Dave took off work today and Monday: wonderful, a 4 day weekend, we were all excited! We left Cactus Country and continued our drive west, in the direction of San Diego. It would’ve been too much to try and get all the way to San Diego in one day, so we scheduled a stop at Salvation Mountain near Niland, CA.

This is an incredible home-made mountain, created by Leonard Knight, who is now aged 78 and still living next to his mountain. He began the project in 1984 and after a couple of false starts, figured out what would work and uses hay, adobe, tires, dead tree branches, ladders, anything he can find really to add to his masterpiece. People bring him paint, among other things, to assist him in his quest. Leonard’s creation pays tribute to his faith in God and his desire to share God’s love with the world.

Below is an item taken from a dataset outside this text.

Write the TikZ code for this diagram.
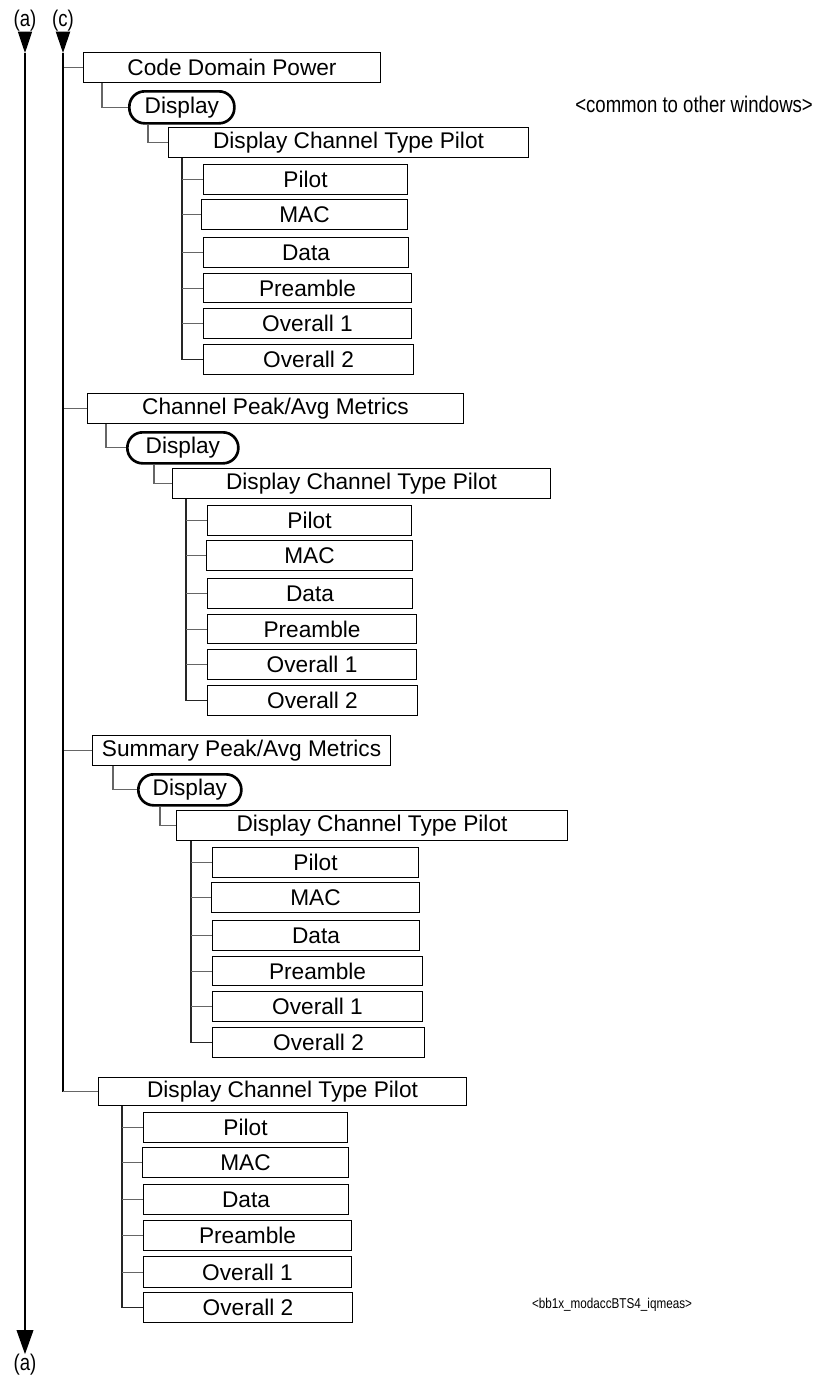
\documentclass[tikz,border=0pt]{standalone}
\usepackage{fontspec}
\setmainfont{Liberation Sans}
\newfontfamily\narrowfont[FakeStretch=0.82]{Liberation Sans}
\usetikzlibrary{arrows.meta}
\newcommand\mainsz{\fontsize{17pt}{20pt}\selectfont}
\newcommand\narrowsz{\narrowfont\fontsize{17pt}{20pt}\selectfont}
\newcommand\tinysz{\narrowfont\fontsize{10.7pt}{12pt}\selectfont}
% optional style, name, x1, y1, x2, y2, text
\newcommand\bx[7][box]{\node[#1, minimum width={(#5-#3)*0.75pt}, minimum height={(#6-#4)*0.75pt}] (#2) at (#3,#4) {#7};}
\begin{document}
\begin{tikzpicture}[x=0.75pt,y=-0.75pt,
  box/.style={draw=black, line width=0.8pt, inner sep=0pt, anchor=north west, font=\mainsz},
  disp/.style={box, line width=2pt, rounded corners=11.5pt},
  conn/.style={draw=black!60, line width=0.8pt},
  vconn/.style={draw=black!85, line width=0.95pt},
  lbl/.style={inner sep=0pt, font=\narrowsz},
  aline/.style={draw=black, line width=1pt},
  cline/.style={draw=black, line width=1.5pt},
  toptip/.style={-{Triangle[length=16pt,width=10.5pt]}},
  bottip/.style={-{Triangle[length=18pt,width=12.5pt]}}]
\fill[white] (0,0) rectangle (819,1375);
\useasboundingbox (0,0) rectangle (819,1375);

% side labels and arrows
\node[lbl] (a1) at (25,21) {(a)};
\node[lbl] (c1) at (63,21) {(c)};
\node[lbl] (a2) at (25,1365) {(a)};
\coordinate (atip) at (25,53);
\coordinate (ctip) at (63,53);
\draw[aline, toptip] (a1.south) -- (atip);
\draw[aline, bottip] (atip) -- (a2.north);
\draw[cline, toptip] (c1.south) -- (ctip);

\node[lbl, anchor=west] (cm) at (575,104) {<common to other windows>};
\node[inner sep=0pt, font=\tinysz] (bb) at (612,1305) {<bb1x\_modaccBTS4\_iqmeas>};

% ---------- group 1
\bx{g1}{83}{52}{380}{82}{Code Domain Power}
\bx[disp]{g1d}{128}{90}{233}{122}{Display}
\bx{g1t}{168}{127}{528}{157}{Display Channel Type Pilot}
\bx{g1a}{203}{164}{407}{194}{Pilot}
\bx{g1b}{201}{199}{407}{229}{MAC}
\bx{g1c}{203}{237}{408}{267}{Data}
\bx{g1e}{203}{273}{411}{302}{Preamble}
\bx{g1f}{203}{308}{411}{338}{Overall 1}
\bx{g1g}{203}{344}{413}{374}{Overall 2}
\draw[conn] (g1.west) -- (g1.west -| ctip);
\draw[conn] (g1.south west) ++(19,0) |- (g1d.west);
\draw[conn] (g1d.south west) ++(20,0) |- (g1t.west);
\path (g1t.south west) ++(14,0) coordinate (g1v);
\draw[vconn] (g1v) |- (g1g.west);
\foreach \c in {a,b,c,e,f} \draw[conn] (g1\c.west) -- (g1\c.west -| g1v);

% ---------- group 2
\bx{g2}{87}{393}{463}{423}{Channel Peak/Avg Metrics}
\bx[disp]{g2d}{126}{431}{237}{462}{Display}
\bx{g2t}{172}{468}{550}{498}{Display Channel Type Pilot}
\bx{g2a}{207}{505}{411}{535}{Pilot}
\bx{g2b}{206}{540}{412}{570}{MAC}
\bx{g2c}{207}{578}{412}{608}{Data}
\bx{g2e}{207}{614}{416}{643}{Preamble}
\bx{g2f}{207}{649}{416}{679}{Overall 1}
\bx{g2g}{207}{685}{417}{715}{Overall 2}
\draw[conn] (g2.west) -- (g2.west -| ctip);
\draw[conn] (g2.south west) ++(19,0) |- (g2d.west);
\draw[conn] (g2d.south west) ++(28,0) |- (g2t.west);
\path (g2t.south west) ++(14,0) coordinate (g2v);
\draw[vconn] (g2v) |- (g2g.west);
\foreach \c in {a,b,c,e,f} \draw[conn] (g2\c.west) -- (g2\c.west -| g2v);

% ---------- group 3
\bx{g3}{92}{735}{390}{765}{Summary Peak/Avg Metrics}
\bx[disp]{g3d}{137}{773}{240}{804}{Display}
\bx{g3t}{176}{810}{567}{840}{Display Channel Type Pilot}
\bx{g3a}{212}{847}{418}{877}{Pilot}
\bx{g3b}{211}{882}{419}{912}{MAC}
\bx{g3c}{212}{920}{419}{950}{Data}
\bx{g3e}{212}{956}{422}{985}{Preamble}
\bx{g3f}{212}{991}{422}{1021}{Overall 1}
\bx{g3g}{212}{1027}{424}{1057}{Overall 2}
\draw[conn] (g3.west) -- (g3.west -| ctip);
\draw[conn] (g3.south west) ++(21,0) |- (g3d.west);
\draw[conn] (g3d.south west) ++(23,0) |- (g3t.west);
\path (g3t.south west) ++(15,0) coordinate (g3v);
\draw[vconn] (g3v) |- (g3g.west);
\foreach \c in {a,b,c,e,f} \draw[conn] (g3\c.west) -- (g3\c.west -| g3v);

% ---------- group 4
\bx{g4}{98}{1077}{466}{1105}{Display Channel Type Pilot}
\bx{g4a}{143}{1112}{347}{1142}{Pilot}
\bx{g4b}{142}{1147}{348}{1177}{MAC}
\bx{g4c}{143}{1184}{348}{1214}{Data}
\bx{g4e}{143}{1220}{351}{1250}{Preamble}
\bx{g4f}{143}{1256}{351}{1287}{Overall 1}
\bx{g4g}{143}{1292}{352}{1322}{Overall 2}
\draw[cline] (ctip) -- (ctip |- g4.west);
\draw[conn] (g4.west) -- (g4.west -| ctip);
\path (g4.south west) ++(24,0) coordinate (g4v);
\draw[vconn] (g4v) |- (g4g.west);
\foreach \c in {a,b,c,e,f} \draw[conn] (g4\c.west) -- (g4\c.west -| g4v);
\end{tikzpicture}
\end{document}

It is incredibly bright and beautiful, extremely hard to miss! Driving to it, through Niland, is rather depressing. It is certainly not a well-to-do town and clearly suffering in today’s economy (and most likely, previous economy dips!). As you cross the train tracks and drive through desert-land towards the mountain, the feel of the area changes. We passed the old concrete guard post, welcoming us to Slab City: “The Last Free Place” and stopped at Salvation Mountain.





We were lucky enough to receive a guided tour from Leonard, whose health is beginning to fail a little and has a bit of trouble hearing. He was keen to stress that his message is simple: God is Love – show love, give love, receive love and the world would be a better place. He lives very simply and just wants to share God’s love with people. He told us that after his mountain was on Google Earth, he started getting 300-400 visitors per day and spends a lot of his time giving tours. He clearly loves people, enjoys showing what he’s done and why he’s continuing to build. The kids were particularly fascinated by his 'truck and tractor tire trees’ – the whole area is so cool, Leonard’s enthusiasm for his project is contagious. He’s an amazing man, I loved chatting with him. The kiddums were thrilled when he gave them a little sample of his art: ‘an original Leonard’.





Dave chatted with one of Leonard’s friends and discovered the best places to camp in neighboring Slab City. This used to be an army-operated location, full of concrete buildings housing who knows what! The buildings are long gone, all that remains of them are numerous concrete slabs, mostly unusable and weedy. However lots of people call this ‘city’ home. There’s an entire community here, about 100-200 people actually live here year-round, even though temperatures in the summer exceed 110 degrees! They are well set-up though, many have solar panels on their roofs, have water delivered in enormous box-like containers and even enlist the services of a honey wagon (a truck that comes to dump tanks). The community area is fairly closed off so visitors cannot accidentally camp in their neighborhood.

We drove further around to more open areas and located a good spot. We spent quite some time chatting with the couple closest to us. They were from Canada and have been coming to stay in Slab City, every winter, for the last 14 years. They buy their water from the shop in town and are very conservative with its use; hook up their trailer and take it to the dump station 10 miles away when they need to dump; wash in the naturally occurring hot springs a little way past Salvation Mountain and meet up with the community of friends they've made here. It’s fascinating to imagine living here for months on end, certainly would not be the life for me but a good 'deal' indeed!



We enjoyed wandering around, seeing people’s rigs, the adaptations they’ve made, it was so interesting. After dinner, we sat outside for a couple of hours listening to the music from their Friday night jam-session and gazing at the stars – the privilege of being in an area, in the middle of nowhere, with no ambient light. It was lovely and warm as well, so one of the first evenings in a long time that we’ve been able to feel comfortable sitting outside – if there had been a couple more amenities (you know, like toilets and showers!), we might well have stayed longer!

2 comments:

little castle said...

I loved this! We visited, but were not so lucky to meet Leonard. It's so cool that you could!

Marlene said...

Love reading about your adventures! Can't believe you've already got the eastern seaboard and southern half of the U.S. covered!